• What the exercise asks: Below is some material; set it all down exactly, apart from the pictures.

• Raw data:
________________________

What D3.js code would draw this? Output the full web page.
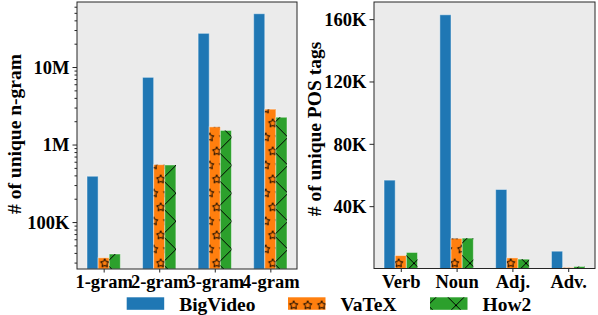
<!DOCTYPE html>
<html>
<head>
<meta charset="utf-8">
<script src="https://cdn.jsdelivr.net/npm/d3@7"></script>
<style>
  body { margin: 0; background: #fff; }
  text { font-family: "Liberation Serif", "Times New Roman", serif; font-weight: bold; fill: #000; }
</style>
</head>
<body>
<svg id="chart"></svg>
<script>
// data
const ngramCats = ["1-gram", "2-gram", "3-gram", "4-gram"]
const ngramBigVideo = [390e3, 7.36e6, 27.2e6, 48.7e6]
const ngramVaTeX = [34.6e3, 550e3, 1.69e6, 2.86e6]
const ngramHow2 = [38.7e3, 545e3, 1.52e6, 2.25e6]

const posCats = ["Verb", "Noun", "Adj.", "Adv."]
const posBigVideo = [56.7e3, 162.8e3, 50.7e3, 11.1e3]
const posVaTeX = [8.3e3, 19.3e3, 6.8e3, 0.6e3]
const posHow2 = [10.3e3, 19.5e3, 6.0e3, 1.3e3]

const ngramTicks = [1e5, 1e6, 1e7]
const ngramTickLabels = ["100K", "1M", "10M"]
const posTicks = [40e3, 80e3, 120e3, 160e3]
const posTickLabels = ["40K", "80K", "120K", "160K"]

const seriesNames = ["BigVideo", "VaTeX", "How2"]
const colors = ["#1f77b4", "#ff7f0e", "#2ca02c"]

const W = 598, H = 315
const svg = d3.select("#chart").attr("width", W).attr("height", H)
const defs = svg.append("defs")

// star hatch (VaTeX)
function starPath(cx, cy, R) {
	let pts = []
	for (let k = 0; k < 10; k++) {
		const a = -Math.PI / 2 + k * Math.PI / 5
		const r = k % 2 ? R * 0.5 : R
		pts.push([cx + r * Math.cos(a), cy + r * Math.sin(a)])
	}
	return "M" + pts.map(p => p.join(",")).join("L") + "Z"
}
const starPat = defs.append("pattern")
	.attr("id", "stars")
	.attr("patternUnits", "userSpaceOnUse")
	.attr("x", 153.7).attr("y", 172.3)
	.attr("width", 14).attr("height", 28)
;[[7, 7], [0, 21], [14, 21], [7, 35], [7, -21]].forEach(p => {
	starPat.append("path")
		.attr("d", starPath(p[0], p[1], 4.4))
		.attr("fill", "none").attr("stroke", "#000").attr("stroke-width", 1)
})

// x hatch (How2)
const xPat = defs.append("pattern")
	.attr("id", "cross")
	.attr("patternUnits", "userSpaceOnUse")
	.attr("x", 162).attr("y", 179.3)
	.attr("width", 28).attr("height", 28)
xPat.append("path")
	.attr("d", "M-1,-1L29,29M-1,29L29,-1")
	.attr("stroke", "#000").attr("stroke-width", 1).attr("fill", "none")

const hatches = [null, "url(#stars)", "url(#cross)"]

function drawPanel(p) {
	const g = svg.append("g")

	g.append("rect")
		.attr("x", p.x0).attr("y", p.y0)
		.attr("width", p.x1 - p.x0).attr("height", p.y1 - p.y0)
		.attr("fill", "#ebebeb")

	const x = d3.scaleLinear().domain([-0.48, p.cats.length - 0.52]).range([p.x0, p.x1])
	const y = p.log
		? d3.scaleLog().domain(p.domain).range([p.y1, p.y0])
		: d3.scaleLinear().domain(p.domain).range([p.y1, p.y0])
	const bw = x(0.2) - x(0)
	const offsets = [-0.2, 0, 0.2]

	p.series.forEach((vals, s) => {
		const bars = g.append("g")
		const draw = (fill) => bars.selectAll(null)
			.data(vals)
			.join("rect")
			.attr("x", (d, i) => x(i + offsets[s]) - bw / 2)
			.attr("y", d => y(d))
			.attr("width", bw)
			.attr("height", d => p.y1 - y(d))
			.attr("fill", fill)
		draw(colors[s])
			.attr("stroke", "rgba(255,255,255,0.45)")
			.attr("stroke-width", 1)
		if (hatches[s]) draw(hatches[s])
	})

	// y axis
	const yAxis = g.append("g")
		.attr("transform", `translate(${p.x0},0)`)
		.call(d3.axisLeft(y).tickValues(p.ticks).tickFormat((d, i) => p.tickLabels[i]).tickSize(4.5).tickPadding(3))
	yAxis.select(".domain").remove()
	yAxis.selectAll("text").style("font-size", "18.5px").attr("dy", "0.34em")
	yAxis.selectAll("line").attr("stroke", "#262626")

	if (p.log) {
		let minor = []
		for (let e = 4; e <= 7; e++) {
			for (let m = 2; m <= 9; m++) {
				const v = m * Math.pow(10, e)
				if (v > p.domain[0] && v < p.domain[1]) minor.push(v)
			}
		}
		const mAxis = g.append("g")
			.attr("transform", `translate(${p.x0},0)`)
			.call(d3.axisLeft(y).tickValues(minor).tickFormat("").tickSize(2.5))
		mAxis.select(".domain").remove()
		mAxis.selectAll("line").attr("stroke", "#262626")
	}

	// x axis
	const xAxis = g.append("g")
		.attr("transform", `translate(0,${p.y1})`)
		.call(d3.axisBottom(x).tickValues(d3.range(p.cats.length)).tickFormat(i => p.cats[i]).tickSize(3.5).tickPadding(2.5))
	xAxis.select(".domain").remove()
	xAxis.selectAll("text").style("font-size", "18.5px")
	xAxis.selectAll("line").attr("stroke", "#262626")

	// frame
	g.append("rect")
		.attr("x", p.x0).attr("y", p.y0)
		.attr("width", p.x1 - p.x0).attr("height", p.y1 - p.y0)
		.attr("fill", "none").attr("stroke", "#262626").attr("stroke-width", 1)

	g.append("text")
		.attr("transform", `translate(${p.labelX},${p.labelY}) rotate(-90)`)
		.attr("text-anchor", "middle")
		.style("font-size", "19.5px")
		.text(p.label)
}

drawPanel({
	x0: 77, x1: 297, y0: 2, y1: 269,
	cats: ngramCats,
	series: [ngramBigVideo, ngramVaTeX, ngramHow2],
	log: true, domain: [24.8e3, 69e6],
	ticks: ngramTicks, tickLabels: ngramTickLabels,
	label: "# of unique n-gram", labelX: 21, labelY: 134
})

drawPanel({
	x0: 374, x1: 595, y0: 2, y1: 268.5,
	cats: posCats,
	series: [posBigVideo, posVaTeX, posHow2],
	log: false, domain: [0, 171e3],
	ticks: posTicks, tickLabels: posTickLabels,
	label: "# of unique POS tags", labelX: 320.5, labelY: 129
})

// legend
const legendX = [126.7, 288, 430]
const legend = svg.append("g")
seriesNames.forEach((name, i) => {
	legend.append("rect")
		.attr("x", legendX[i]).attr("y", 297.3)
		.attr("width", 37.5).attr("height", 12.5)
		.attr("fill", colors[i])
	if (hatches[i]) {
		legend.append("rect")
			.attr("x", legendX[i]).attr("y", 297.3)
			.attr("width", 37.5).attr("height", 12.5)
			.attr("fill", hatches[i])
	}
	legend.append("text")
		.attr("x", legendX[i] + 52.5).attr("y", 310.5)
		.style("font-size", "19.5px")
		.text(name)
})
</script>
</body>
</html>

________________________

• Task output:
What D3.js code would draw this? Output the full web page.
<!DOCTYPE html>
<html>
<head>
<meta charset="utf-8">
<script src="https://cdn.jsdelivr.net/npm/d3@7"></script>
<style>
  body { margin: 0; background: #fff; }
  text { font-family: "Liberation Serif", "Times New Roman", serif; font-weight: bold; fill: #000; }
</style>
</head>
<body>
<svg id="chart"></svg>
<script>
// data
const ngramCats = ["1-gram", "2-gram", "3-gram", "4-gram"]
const ngramBigVideo = [390e3, 7.36e6, 27.2e6, 48.7e6]
const ngramVaTeX = [34.6e3, 550e3, 1.69e6, 2.86e6]
const ngramHow2 = [38.7e3, 545e3, 1.52e6, 2.25e6]

const posCats = ["Verb", "Noun", "Adj.", "Adv."]
const posBigVideo = [56.7e3, 162.8e3, 50.7e3, 11.1e3]
const posVaTeX = [8.3e3, 19.3e3, 6.8e3, 0.6e3]
const posHow2 = [10.3e3, 19.5e3, 6.0e3, 1.3e3]

const ngramTicks = [1e5, 1e6, 1e7]
const ngramTickLabels = ["100K", "1M", "10M"]
const posTicks = [40e3, 80e3, 120e3, 160e3]
const posTickLabels = ["40K", "80K", "120K", "160K"]

const seriesNames = ["BigVideo", "VaTeX", "How2"]
const colors = ["#1f77b4", "#ff7f0e", "#2ca02c"]

const W = 598, H = 315
const svg = d3.select("#chart").attr("width", W).attr("height", H)
const defs = svg.append("defs")

// star hatch (VaTeX)
function starPath(cx, cy, R) {
	let pts = []
	for (let k = 0; k < 10; k++) {
		const a = -Math.PI / 2 + k * Math.PI / 5
		const r = k % 2 ? R * 0.5 : R
		pts.push([cx + r * Math.cos(a), cy + r * Math.sin(a)])
	}
	return "M" + pts.map(p => p.join(",")).join("L") + "Z"
}
const starPat = defs.append("pattern")
	.attr("id", "stars")
	.attr("patternUnits", "userSpaceOnUse")
	.attr("x", 153.7).attr("y", 172.3)
	.attr("width", 14).attr("height", 28)
;[[7, 7], [0, 21], [14, 21], [7, 35], [7, -21]].forEach(p => {
	starPat.append("path")
		.attr("d", starPath(p[0], p[1], 4.4))
		.attr("fill", "none").attr("stroke", "#000").attr("stroke-width", 1)
})

// x hatch (How2)
const xPat = defs.append("pattern")
	.attr("id", "cross")
	.attr("patternUnits", "userSpaceOnUse")
	.attr("x", 162).attr("y", 179.3)
	.attr("width", 28).attr("height", 28)
xPat.append("path")
	.attr("d", "M-1,-1L29,29M-1,29L29,-1")
	.attr("stroke", "#000").attr("stroke-width", 1).attr("fill", "none")

const hatches = [null, "url(#stars)", "url(#cross)"]

function drawPanel(p) {
	const g = svg.append("g")

	g.append("rect")
		.attr("x", p.x0).attr("y", p.y0)
		.attr("width", p.x1 - p.x0).attr("height", p.y1 - p.y0)
		.attr("fill", "#ebebeb")

	const x = d3.scaleLinear().domain([-0.48, p.cats.length - 0.52]).range([p.x0, p.x1])
	const y = p.log
		? d3.scaleLog().domain(p.domain).range([p.y1, p.y0])
		: d3.scaleLinear().domain(p.domain).range([p.y1, p.y0])
	const bw = x(0.2) - x(0)
	const offsets = [-0.2, 0, 0.2]

	p.series.forEach((vals, s) => {
		const bars = g.append("g")
		const draw = (fill) => bars.selectAll(null)
			.data(vals)
			.join("rect")
			.attr("x", (d, i) => x(i + offsets[s]) - bw / 2)
			.attr("y", d => y(d))
			.attr("width", bw)
			.attr("height", d => p.y1 - y(d))
			.attr("fill", fill)
		draw(colors[s])
			.attr("stroke", "rgba(255,255,255,0.45)")
			.attr("stroke-width", 1)
		if (hatches[s]) draw(hatches[s])
	})

	// y axis
	const yAxis = g.append("g")
		.attr("transform", `translate(${p.x0},0)`)
		.call(d3.axisLeft(y).tickValues(p.ticks).tickFormat((d, i) => p.tickLabels[i]).tickSize(4.5).tickPadding(3))
	yAxis.select(".domain").remove()
	yAxis.selectAll("text").style("font-size", "18.5px").attr("dy", "0.34em")
	yAxis.selectAll("line").attr("stroke", "#262626")

	if (p.log) {
		let minor = []
		for (let e = 4; e <= 7; e++) {
			for (let m = 2; m <= 9; m++) {
				const v = m * Math.pow(10, e)
				if (v > p.domain[0] && v < p.domain[1]) minor.push(v)
			}
		}
		const mAxis = g.append("g")
			.attr("transform", `translate(${p.x0},0)`)
			.call(d3.axisLeft(y).tickValues(minor).tickFormat("").tickSize(2.5))
		mAxis.select(".domain").remove()
		mAxis.selectAll("line").attr("stroke", "#262626")
	}

	// x axis
	const xAxis = g.append("g")
		.attr("transform", `translate(0,${p.y1})`)
		.call(d3.axisBottom(x).tickValues(d3.range(p.cats.length)).tickFormat(i => p.cats[i]).tickSize(3.5).tickPadding(2.5))
	xAxis.select(".domain").remove()
	xAxis.selectAll("text").style("font-size", "18.5px")
	xAxis.selectAll("line").attr("stroke", "#262626")

	// frame
	g.append("rect")
		.attr("x", p.x0).attr("y", p.y0)
		.attr("width", p.x1 - p.x0).attr("height", p.y1 - p.y0)
		.attr("fill", "none").attr("stroke", "#262626").attr("stroke-width", 1)

	g.append("text")
		.attr("transform", `translate(${p.labelX},${p.labelY}) rotate(-90)`)
		.attr("text-anchor", "middle")
		.style("font-size", "19.5px")
		.text(p.label)
}

drawPanel({
	x0: 77, x1: 297, y0: 2, y1: 269,
	cats: ngramCats,
	series: [ngramBigVideo, ngramVaTeX, ngramHow2],
	log: true, domain: [24.8e3, 69e6],
	ticks: ngramTicks, tickLabels: ngramTickLabels,
	label: "# of unique n-gram", labelX: 21, labelY: 134
})

drawPanel({
	x0: 374, x1: 595, y0: 2, y1: 268.5,
	cats: posCats,
	series: [posBigVideo, posVaTeX, posHow2],
	log: false, domain: [0, 171e3],
	ticks: posTicks, tickLabels: posTickLabels,
	label: "# of unique POS tags", labelX: 320.5, labelY: 129
})

// legend
const legendX = [126.7, 288, 430]
const legend = svg.append("g")
seriesNames.forEach((name, i) => {
	legend.append("rect")
		.attr("x", legendX[i]).attr("y", 297.3)
		.attr("width", 37.5).attr("height", 12.5)
		.attr("fill", colors[i])
	if (hatches[i]) {
		legend.append("rect")
			.attr("x", legendX[i]).attr("y", 297.3)
			.attr("width", 37.5).attr("height", 12.5)
			.attr("fill", hatches[i])
	}
	legend.append("text")
		.attr("x", legendX[i] + 52.5).attr("y", 310.5)
		.style("font-size", "19.5px")
		.text(name)
})
</script>
</body>
</html>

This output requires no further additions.